DATASET CONTENT:

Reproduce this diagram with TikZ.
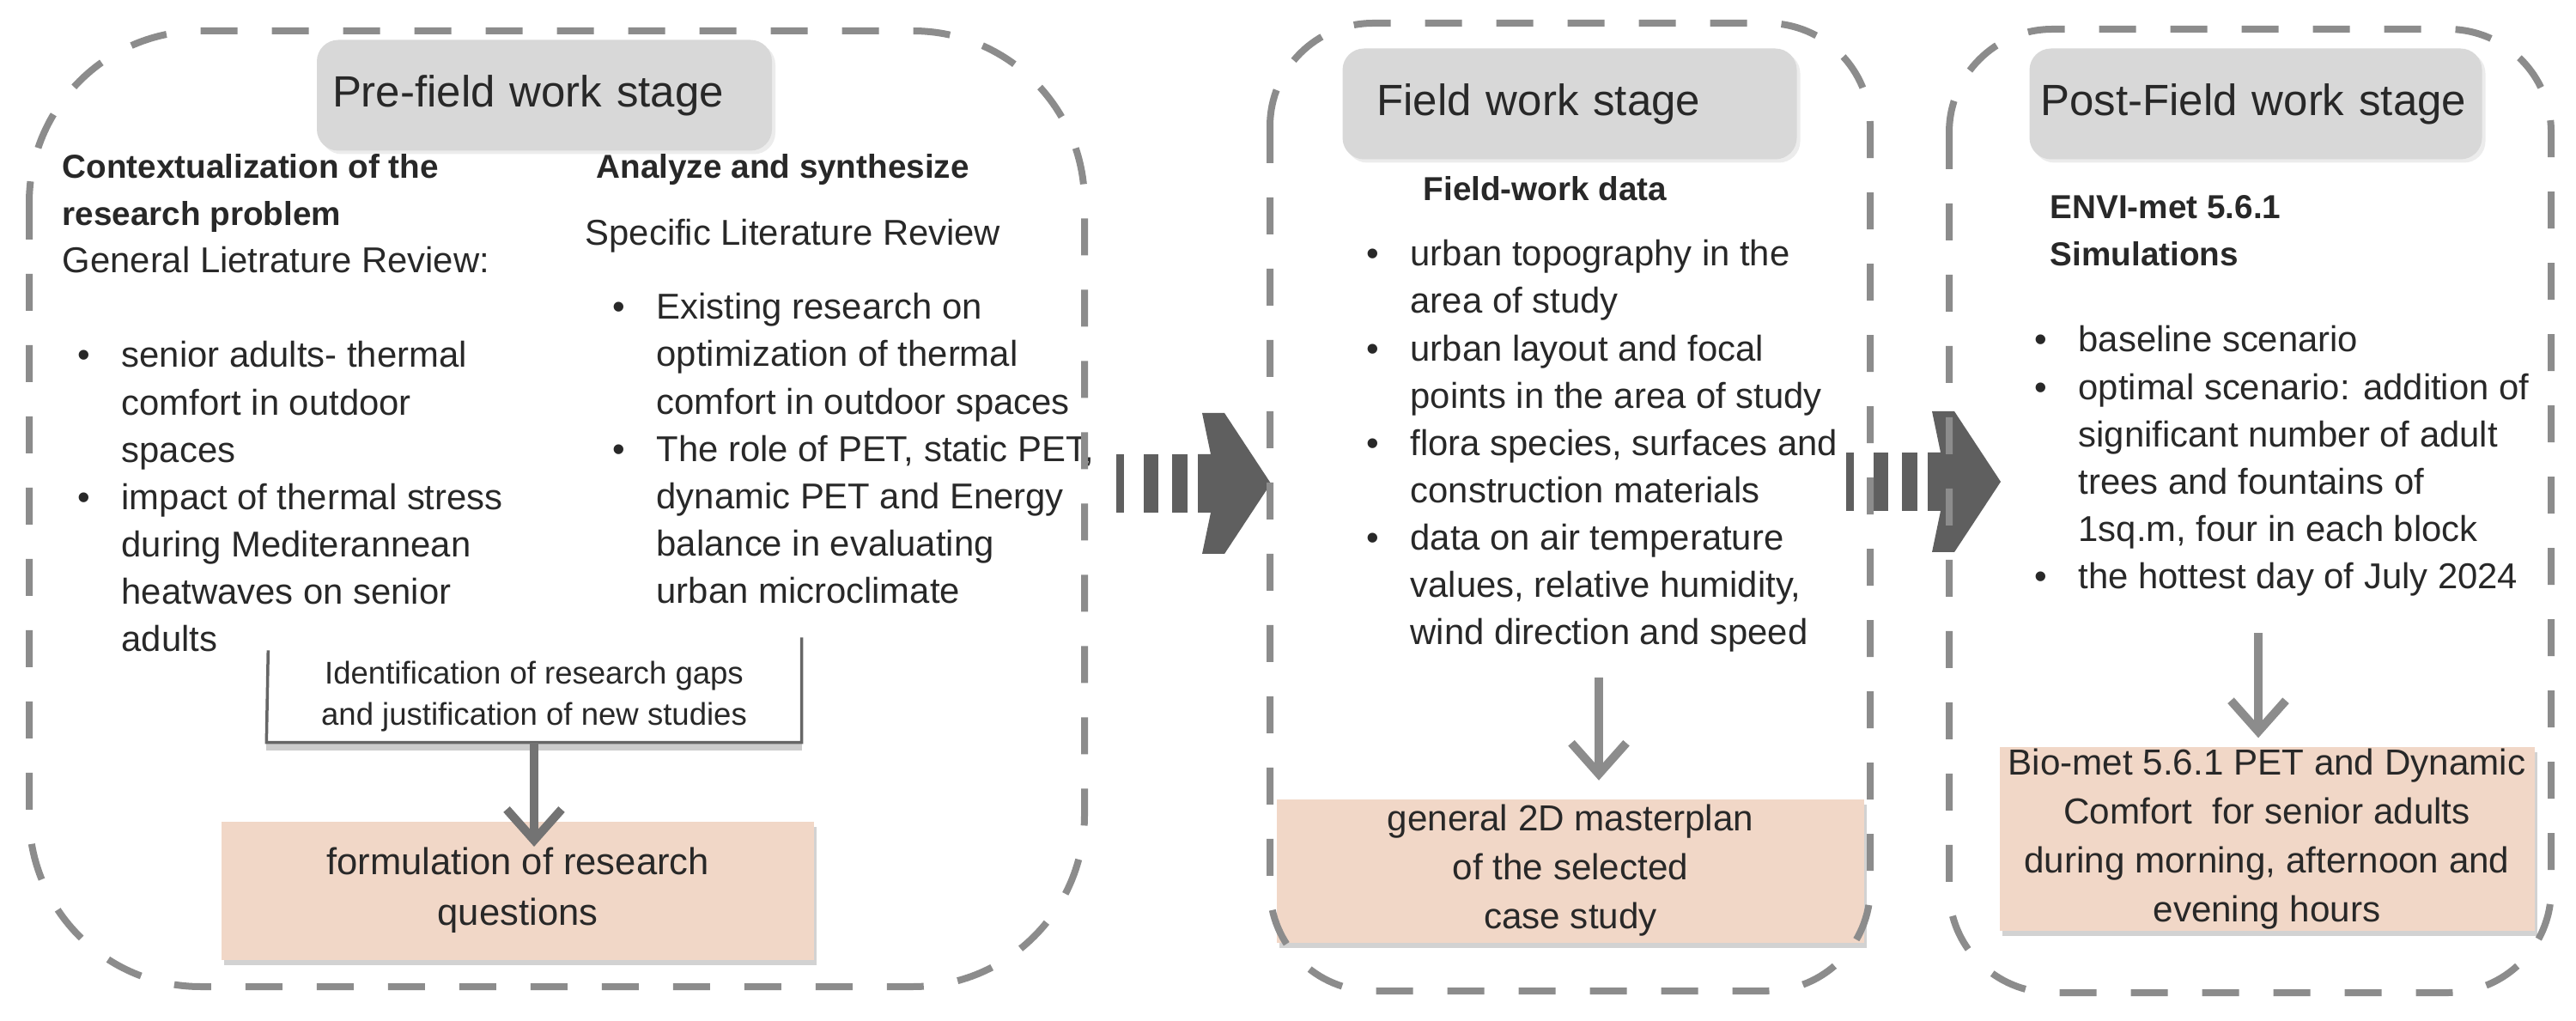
\documentclass[tikz,border=0pt]{standalone}
\usepackage{fontspec}
\setmainfont{Liberation Sans}
\usepackage{tikz}
\usetikzlibrary{arrows,arrows.meta,shapes,positioning,shadows}
\usepackage{xcolor}
\definecolor{framegray}{RGB}{140,140,140}
\definecolor{titlegray}{RGB}{216,216,216}
\definecolor{notepink}{RGB}{241,215,199}
\definecolor{arrowgray}{RGB}{95,95,95}
\definecolor{textgray}{RGB}{40,40,40}
\newlength\bulw \setlength\bulw{5.1mm}
\newcommand\bul{\makebox[\bulw][l]{\textbullet}}
\newcommand\bodyfont{\fontsize{11.9}{15.65}\selectfont}
\newcommand\headfont{\fontsize{11}{15.65}\selectfont\bfseries}
\tikzstyle{stageframe} = [draw=framegray, line width=0.8mm, dash pattern=on 4.3mm off 4mm]
\tikzstyle{stagetitle} = [rectangle, rounded corners=2.5mm, fill=titlegray, inner ysep=0pt,
    minimum height=12.9mm, align=left, font=\fontsize{14.5}{17}\selectfont, text=textgray,
    drop shadow={shadow xshift=0.4mm, shadow yshift=-0.4mm, opacity=0.15}]
\tikzstyle{listtext} = [inner sep=0pt, anchor=base west, font=\bodyfont, text=textgray]
\tikzstyle{notebox} = [rectangle, fill=notepink, align=center, inner sep=0pt, text=textgray,
    drop shadow={shadow xshift=0.3mm, shadow yshift=-0.6mm, opacity=0.35}]
\tikzstyle{downarrow} = [line width=1mm, draw=black!45, -{Straight Barb[length=3.6mm, width=6.4mm, line width=1mm]}]
\tikzset{stagearrow/.pic={
    \foreach \a/\b in {0/9, 32/49, 65/83}
        \fill[arrowgray] (\a,-34) rectangle (\b,34);
    \fill[arrowgray] (95,-34) -- (110,-34) -- (100,-82) -- (126,-82) -- (180,0)
        -- (126,82) -- (100,82) -- (110,34) -- (95,34) -- cycle;
}}

\begin{document}
\begin{tikzpicture}[x=0.1mm, y=-0.1mm, >=stealth]
\useasboundingbox (0,0) rectangle (3000,1189);
\fill[white] (0,0) rectangle (3000,1189);

% stage titles
\node[stagetitle, text width=49.4mm, inner xsep=1.8mm] (pretitle) at (634,111) {Pre-field work stage};
\node[stagetitle, text width=44.9mm, inner xsep=4mm] (fieldtitle) at (1828,121) {Field work stage};
\node[stagetitle, text width=50.1mm, inner xsep=1.3mm] (posttitle) at (2627,121) {Post-Field work stage};

% pre-field work stage
\node[listtext] (ctxhead) at (72,208) {\begin{tabular}[t]{@{}l@{}}
    {\headfont Contextualization of the}\\
    {\headfont research problem}\\
    General Lietrature Review:
\end{tabular}};
\node[listtext] (ctxlist) at (90,428) {\begin{tabular}[t]{@{}l@{}l@{}}
    \bul & senior adults- thermal\\
         & comfort in outdoor\\
         & spaces\\
    \bul & impact of thermal stress\\
         & during Mediterannean\\
         & heatwaves on senior\\
         & adults
\end{tabular}};
\node[listtext, font=\headfont] (synhead) at (694,208) {Analyze and synthesize};
\node[listtext] (synsub) at (681,286) {Specific Literature Review};
\node[listtext] (synlist) at (713,372) {\begin{tabular}[t]{@{}l@{}l@{}}
    \bul & Existing research on\\
         & optimization of thermal\\
         & comfort in outdoor spaces\\
    \bul & The role of PET, static PET,\\
         & dynamic PET and Energy\\
         & balance in evaluating\\
         & urban microclimate
\end{tabular}};
\node[inner sep=0pt, minimum width=62.2mm, minimum height=10.6mm, align=center,
    font=\fontsize{10.4}{13.4}\selectfont, text=textgray] (gaps) at (622,811)
    {Identification of research gaps\\and justification of new studies};
\draw[black!20, line width=0.9mm] ([yshift=-0.5mm]gaps.south west) -- ([yshift=-0.5mm]gaps.south east);
\draw[black!60, line width=0.35mm] ([xshift=0.2mm]gaps.north west) -- (gaps.south west)
    -- (gaps.south east) -- ([yshift=1.5mm]gaps.north east);
\node[notebox, minimum width=69mm, minimum height=16.1mm, font=\fontsize{12.4}{16.8}\selectfont]
    (questions) at (603,1037) {formulation of research\\questions};
\coordinate (qtip) at (622,986);
\draw[downarrow, draw=black!55] (gaps.south) -- (qtip);

% field work stage
\node[listtext, font=\headfont] (fieldhead) at (1657,234) {Field-work data};
\node[listtext] (fieldlist) at (1591,310) {\begin{tabular}[t]{@{}l@{}l@{}}
    \bul & urban topography in the\\
         & area of study\\
    \bul & urban layout and focal\\
         & points in the area of study\\
    \bul & flora species, surfaces and\\
         & construction materials\\
    \bul & data on air temperature\\
         & values, relative humidity,\\
         & wind direction and speed
\end{tabular}};
\node[notebox, minimum width=68.4mm, minimum height=16.7mm, font=\fontsize{12}{16.2}\selectfont]
    (masterplan) at (1829,1014) {general 2D masterplan\\of the selected\\case study};
\coordinate (fstart) at (1862,789);
\draw[downarrow, shorten >=2.1mm] (fstart) -- (fstart |- masterplan.north);

% post-field work stage
\node[listtext] (simhead) at (2387,255) {\begin{tabular}[t]{@{}l@{}}
    {\headfont ENVI-met 5.6.1}\\
    {\headfont Simulations}
\end{tabular}};
\node[listtext] (simlist) at (2369,410) {\begin{tabular}[t]{@{}l@{}l@{}}
    \bul & baseline scenario\\
    \bul & optimal scenario: addition of\\
         & significant number of adult\\
         & trees and fountains of\\
         & 1sq.m, four in each block\\
    \bul & the hottest day of July 2024
\end{tabular}};
\node[notebox, minimum width=62.3mm, minimum height=21.4mm, font=\fontsize{12}{16.2}\selectfont]
    (biomet) at (2640,977) {Bio-met 5.6.1 PET and Dynamic\\Comfort~ for senior adults\\during morning, afternoon and\\evening hours};
\coordinate (sstart) at (2630,737);
\draw[downarrow, shorten >=1mm] (sstart) -- (sstart |- biomet.north);

% stage arrows
\pic at (1300,563) {stagearrow};
\pic at (2150,561) {stagearrow};

% stage frames
\draw[stageframe, rounded corners=20mm] (34,36) rectangle (1263,1149);
\draw[stageframe, rounded corners=12mm] (1479,27) rectangle (2178,1154);
\draw[stageframe, rounded corners=12mm] (2270,34) rectangle (2971,1156);
\end{tikzpicture}
\end{document}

PROBLEM:
Quote the data above in full and without alteration; skip the pictures.

EXERCISE RESPONSE:
Reproduce this diagram with TikZ.
\documentclass[tikz,border=0pt]{standalone}
\usepackage{fontspec}
\setmainfont{Liberation Sans}
\usepackage{tikz}
\usetikzlibrary{arrows,arrows.meta,shapes,positioning,shadows}
\usepackage{xcolor}
\definecolor{framegray}{RGB}{140,140,140}
\definecolor{titlegray}{RGB}{216,216,216}
\definecolor{notepink}{RGB}{241,215,199}
\definecolor{arrowgray}{RGB}{95,95,95}
\definecolor{textgray}{RGB}{40,40,40}
\newlength\bulw \setlength\bulw{5.1mm}
\newcommand\bul{\makebox[\bulw][l]{\textbullet}}
\newcommand\bodyfont{\fontsize{11.9}{15.65}\selectfont}
\newcommand\headfont{\fontsize{11}{15.65}\selectfont\bfseries}
\tikzstyle{stageframe} = [draw=framegray, line width=0.8mm, dash pattern=on 4.3mm off 4mm]
\tikzstyle{stagetitle} = [rectangle, rounded corners=2.5mm, fill=titlegray, inner ysep=0pt,
    minimum height=12.9mm, align=left, font=\fontsize{14.5}{17}\selectfont, text=textgray,
    drop shadow={shadow xshift=0.4mm, shadow yshift=-0.4mm, opacity=0.15}]
\tikzstyle{listtext} = [inner sep=0pt, anchor=base west, font=\bodyfont, text=textgray]
\tikzstyle{notebox} = [rectangle, fill=notepink, align=center, inner sep=0pt, text=textgray,
    drop shadow={shadow xshift=0.3mm, shadow yshift=-0.6mm, opacity=0.35}]
\tikzstyle{downarrow} = [line width=1mm, draw=black!45, -{Straight Barb[length=3.6mm, width=6.4mm, line width=1mm]}]
\tikzset{stagearrow/.pic={
    \foreach \a/\b in {0/9, 32/49, 65/83}
        \fill[arrowgray] (\a,-34) rectangle (\b,34);
    \fill[arrowgray] (95,-34) -- (110,-34) -- (100,-82) -- (126,-82) -- (180,0)
        -- (126,82) -- (100,82) -- (110,34) -- (95,34) -- cycle;
}}

\begin{document}
\begin{tikzpicture}[x=0.1mm, y=-0.1mm, >=stealth]
\useasboundingbox (0,0) rectangle (3000,1189);
\fill[white] (0,0) rectangle (3000,1189);

% stage titles
\node[stagetitle, text width=49.4mm, inner xsep=1.8mm] (pretitle) at (634,111) {Pre-field work stage};
\node[stagetitle, text width=44.9mm, inner xsep=4mm] (fieldtitle) at (1828,121) {Field work stage};
\node[stagetitle, text width=50.1mm, inner xsep=1.3mm] (posttitle) at (2627,121) {Post-Field work stage};

% pre-field work stage
\node[listtext] (ctxhead) at (72,208) {\begin{tabular}[t]{@{}l@{}}
    {\headfont Contextualization of the}\\
    {\headfont research problem}\\
    General Lietrature Review:
\end{tabular}};
\node[listtext] (ctxlist) at (90,428) {\begin{tabular}[t]{@{}l@{}l@{}}
    \bul & senior adults- thermal\\
         & comfort in outdoor\\
         & spaces\\
    \bul & impact of thermal stress\\
         & during Mediterannean\\
         & heatwaves on senior\\
         & adults
\end{tabular}};
\node[listtext, font=\headfont] (synhead) at (694,208) {Analyze and synthesize};
\node[listtext] (synsub) at (681,286) {Specific Literature Review};
\node[listtext] (synlist) at (713,372) {\begin{tabular}[t]{@{}l@{}l@{}}
    \bul & Existing research on\\
         & optimization of thermal\\
         & comfort in outdoor spaces\\
    \bul & The role of PET, static PET,\\
         & dynamic PET and Energy\\
         & balance in evaluating\\
         & urban microclimate
\end{tabular}};
\node[inner sep=0pt, minimum width=62.2mm, minimum height=10.6mm, align=center,
    font=\fontsize{10.4}{13.4}\selectfont, text=textgray] (gaps) at (622,811)
    {Identification of research gaps\\and justification of new studies};
\draw[black!20, line width=0.9mm] ([yshift=-0.5mm]gaps.south west) -- ([yshift=-0.5mm]gaps.south east);
\draw[black!60, line width=0.35mm] ([xshift=0.2mm]gaps.north west) -- (gaps.south west)
    -- (gaps.south east) -- ([yshift=1.5mm]gaps.north east);
\node[notebox, minimum width=69mm, minimum height=16.1mm, font=\fontsize{12.4}{16.8}\selectfont]
    (questions) at (603,1037) {formulation of research\\questions};
\coordinate (qtip) at (622,986);
\draw[downarrow, draw=black!55] (gaps.south) -- (qtip);

% field work stage
\node[listtext, font=\headfont] (fieldhead) at (1657,234) {Field-work data};
\node[listtext] (fieldlist) at (1591,310) {\begin{tabular}[t]{@{}l@{}l@{}}
    \bul & urban topography in the\\
         & area of study\\
    \bul & urban layout and focal\\
         & points in the area of study\\
    \bul & flora species, surfaces and\\
         & construction materials\\
    \bul & data on air temperature\\
         & values, relative humidity,\\
         & wind direction and speed
\end{tabular}};
\node[notebox, minimum width=68.4mm, minimum height=16.7mm, font=\fontsize{12}{16.2}\selectfont]
    (masterplan) at (1829,1014) {general 2D masterplan\\of the selected\\case study};
\coordinate (fstart) at (1862,789);
\draw[downarrow, shorten >=2.1mm] (fstart) -- (fstart |- masterplan.north);

% post-field work stage
\node[listtext] (simhead) at (2387,255) {\begin{tabular}[t]{@{}l@{}}
    {\headfont ENVI-met 5.6.1}\\
    {\headfont Simulations}
\end{tabular}};
\node[listtext] (simlist) at (2369,410) {\begin{tabular}[t]{@{}l@{}l@{}}
    \bul & baseline scenario\\
    \bul & optimal scenario: addition of\\
         & significant number of adult\\
         & trees and fountains of\\
         & 1sq.m, four in each block\\
    \bul & the hottest day of July 2024
\end{tabular}};
\node[notebox, minimum width=62.3mm, minimum height=21.4mm, font=\fontsize{12}{16.2}\selectfont]
    (biomet) at (2640,977) {Bio-met 5.6.1 PET and Dynamic\\Comfort~ for senior adults\\during morning, afternoon and\\evening hours};
\coordinate (sstart) at (2630,737);
\draw[downarrow, shorten >=1mm] (sstart) -- (sstart |- biomet.north);

% stage arrows
\pic at (1300,563) {stagearrow};
\pic at (2150,561) {stagearrow};

% stage frames
\draw[stageframe, rounded corners=20mm] (34,36) rectangle (1263,1149);
\draw[stageframe, rounded corners=12mm] (1479,27) rectangle (2178,1154);
\draw[stageframe, rounded corners=12mm] (2270,34) rectangle (2971,1156);
\end{tikzpicture}
\end{document}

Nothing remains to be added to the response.